A yielding spirit is the settled inner posture of giving way to God — not breaking, but bending; not surrendering ground to evil, but surrendering self-will to the LORD. Ecclesiastes commends it: "yielding pacifieth great offences" (Ecclesiastes 10:4). Romans names it the daily logic of the Christian life: "I beseech you therefore, brethren, by the mercies of God, that ye present your bodies a living sacrifice, holy, acceptable unto God, which is your reasonable service" (Romans 12:1; cf. 6:13, 19). The Christian man is not weak — he is yielded. He has surrendered the throne of his own life to Christ, and he refuses to retake it. That difference is the difference between a Christian and an ungoverned soul.
Pliancy of disposition; readiness to comply with the will of another, especially of God.
YIELDING, ppr. or adj. Producing fruits, profit, or results; complying; bending without breaking.
Used spiritually: a soul that has stopped resisting and is now responsive to the LORD's direction — the daily yielding of Romans 12:1-2.
Ecclesiastes 10:4 — "If the spirit of the ruler rise up against thee, leave not thy place; for yielding pacifieth great offences."
Romans 6:13 — "Yield yourselves unto God, as those that are alive from the dead, and your members as instruments of righteousness unto God."
Romans 12:1 — "I beseech you therefore, brethren, by the mercies of God, that ye present your bodies a living sacrifice, holy, acceptable unto God, which is your reasonable service."
James 3:17 — "But the wisdom that is from above is first pure, then peaceable, gentle, and easy to be intreated."
Modern culture treats yielding as weakness or doormat behavior; Scripture treats it as the strongest form of strength — reserved for the right Person.

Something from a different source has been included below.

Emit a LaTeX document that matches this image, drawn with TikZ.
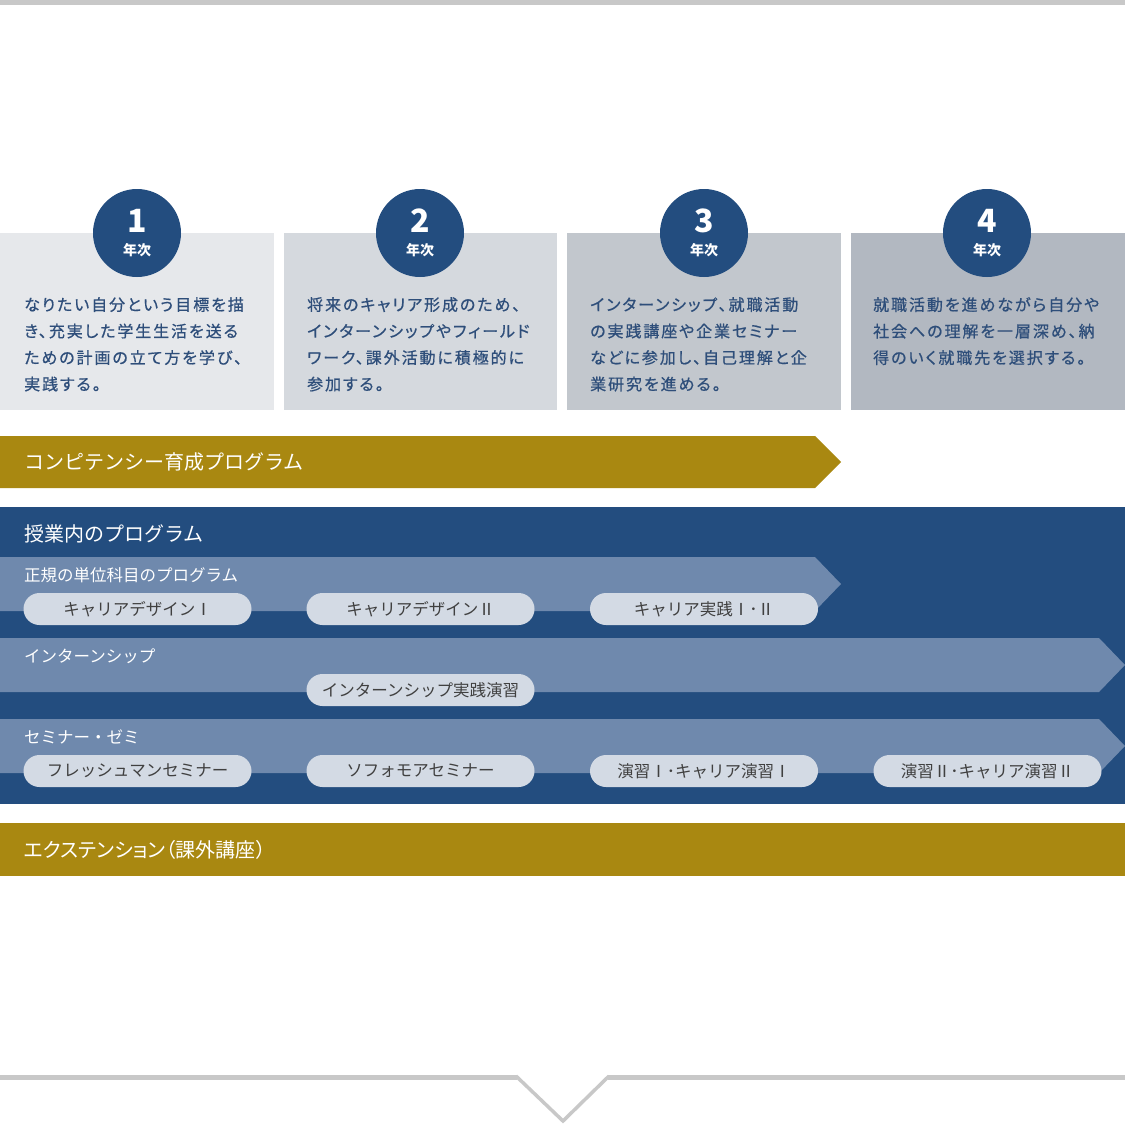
\documentclass[tikz,border=0pt]{standalone}
\usepackage{fontspec}
\newfontfamily\jp{Noto Sans CJK JP}
\newfontfamily\jppalt[RawFeature=+palt]{Noto Sans CJK JP}
\newfontfamily\jpmid[FakeBold=0.7,LetterSpace=12,RawFeature=+palt]{Noto Sans CJK JP}
\definecolor{navy}{HTML}{234D7F}
\definecolor{slate}{HTML}{6F89AD}
\definecolor{gold}{HTML}{A98811}
\definecolor{pill}{HTML}{D3DAE4}
\definecolor{paneltext}{HTML}{2E4E7A}
\definecolor{pilltext}{HTML}{404040}
\definecolor{rule}{HTML}{C8C8C8}
\definecolor{panelA}{HTML}{E6E8EB}
\definecolor{panelB}{HTML}{D5D9DE}
\definecolor{panelC}{HTML}{C2C7CD}
\definecolor{panelD}{HTML}{B2B8C1}
\tikzset{
  year circle/.style={circle, fill=navy, minimum size=88pt, inner sep=0pt},
  year num/.style={text=white, inner sep=0pt, font=\jp\bfseries\fontsize{32}{32}\selectfont},
  year word/.style={text=white, inner sep=0pt, font=\jp\bfseries\fontsize{14}{14}\selectfont},
  year text/.style={anchor=north west, inner sep=0pt, align=left, text=paneltext,
    font=\jpmid\fontsize{16}{26.5}\selectfont},
  band title/.style={anchor=west, inner sep=0pt, text=white, font=\jp\fontsize{20}{20}\selectfont},
  row title/.style={anchor=west, inner sep=0pt, text=white, font=\jp\fontsize{16.5}{16.5}\selectfont},
  course pill/.style={fill=pill, rounded corners=16pt, minimum width=228pt, minimum height=32pt,
    inner sep=0pt, text=pilltext, font=\jp\fontsize{16.5}{16.5}\selectfont},
}

\begin{document}
\begin{tikzpicture}[x=1pt, y=-1pt]
  \useasboundingbox (0,0) rectangle (1125,1125);

  % top and bottom rules
  \fill[rule] (0,0) rectangle (1125,5);
  \draw[rule, line width=5pt] (0,1077) -- (517,1077);
  \draw[rule, line width=5pt] (608,1077) -- (1125,1077);
  \draw[rule, line width=3.5pt, line join=miter] (516,1076) -- (563,1121) -- (609,1076);

  % year panels
  \fill[panelA] (0,233) rectangle (274,410);
  \fill[panelB] (284,233) rectangle (557,410);
  \fill[panelC] (567,233) rectangle (841,410);
  \fill[panelD] (851,233) rectangle (1125,410);

  \node[year circle] (y1) at (137,233) {};
  \node[year circle] (y2) at (420,233) {};
  \node[year circle] (y3) at (704,233) {};
  \node[year circle] (y4) at (987,233) {};
  \foreach \n in {1,2,3,4}{
    \node[year num] (num\n) at ([yshift=12pt]y\n.center) {\n};
    \node[year word] (word\n) at ([yshift=-17pt]y\n.center) {年次};
  }

  \node[year text] (t1) at (24,297) {なりたい自分という目標を描\\き、充実した学生生活を送る\\ための計画の立て方を学び、\\実践する。};
  \node[year text] (t2) at (307,297) {将来のキャリア形成のため、\\インターンシップやフィールド\\ワーク、課外活動に積極的に\\参加する。};
  \node[year text] (t3) at (590,297) {インターンシップ、就職活動\\の実践講座や企業セミナー\\などに参加し、自己理解と企\\業研究を進める。};
  \node[year text] (t4) at (873,297) {就職活動を進めながら自分や\\社会への理解を一層深め、納\\得のいく就職先を選択する。};

  % competency arrow
  \fill[gold] (0,436) -- (815,436) -- (841,462) -- (815,488) -- (0,488) -- cycle;
  \node[band title] (comp) at (24,462) {コンピテンシー育成プログラム};

  % in-class programs
  \fill[navy] (0,507) rectangle (1125,804);
  \node[band title] (inclass) at (24,534) {授業内のプログラム};

  \fill[slate] (0,557) -- (815,557) -- (841,584) -- (815,611) -- (0,611) -- cycle;
  \fill[slate] (0,638) -- (1099,638) -- (1125,665) -- (1099,692) -- (0,692) -- cycle;
  \fill[slate] (0,719) -- (1099,719) -- (1125,746) -- (1099,773) -- (0,773) -- cycle;

  \node[row title] (regular) at (24,575) {正規の単位科目のプログラム};
  \node[row title] (intern) at (24,656) {インターンシップ};
  \node[row title] (seminar) at (24,737) {セミナー・ゼミ};

  \node[course pill] (cd1) at (137.5,609) {キャリアデザインⅠ};
  \node[course pill] (cd2) at (420.5,609) {キャリアデザインⅡ};
  \node[course pill] (cp) at (704,609) {キャリア実践Ⅰ･Ⅱ};
  \node[course pill] (ip) at (420.5,690) {インターンシップ実践演習};
  \node[course pill] (fs) at (137.5,771) {フレッシュマンセミナー};
  \node[course pill] (ss) at (420.5,771) {ソフォモアセミナー};
  \node[course pill] (en1) at (704,771) {演習Ⅰ･キャリア演習Ⅰ};
  \node[course pill] (en2) at (987.5,771) {演習Ⅱ･キャリア演習Ⅱ};

  % extension
  \fill[gold] (0,823) rectangle (1125,876);
  \node[band title, font=\jppalt\fontsize{20}{20}\selectfont] (ext) at (24,850) {エクステンション（課外講座）};
\end{tikzpicture}
\end{document}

Ecclesiastes 10:4 is a strange verse to modern ears: yielding pacifieth great offences. The world says: stand your ground, never back down. Solomon says: there are situations in which yielding is wisdom — especially before a higher authority.
James 3:17 lists easy to be intreated among the marks of wisdom from above — literally, well-yielding. The yielding spirit is not weak; it is what makes a strong soul useful to God. The weak soul is rigid because it has nothing else.
Hebrew has a verb for letting go, slackening; Greek for ready compliance.
H7503 — רָפָה (raphah) — to slacken, let drop, let go — behind ‘Be still’ in Psalm 46:10.
Note: Greek eupeithēs (James 3:17) — well-persuadable, easy to be intreated — the relational form of yielding.
"Be still — that is, slacken — and know that I am God."
"Yielding is not weakness; it is strength rightly turned over to its Owner."
"A yielded household runs on Romans 12:1, not Romans 14:23."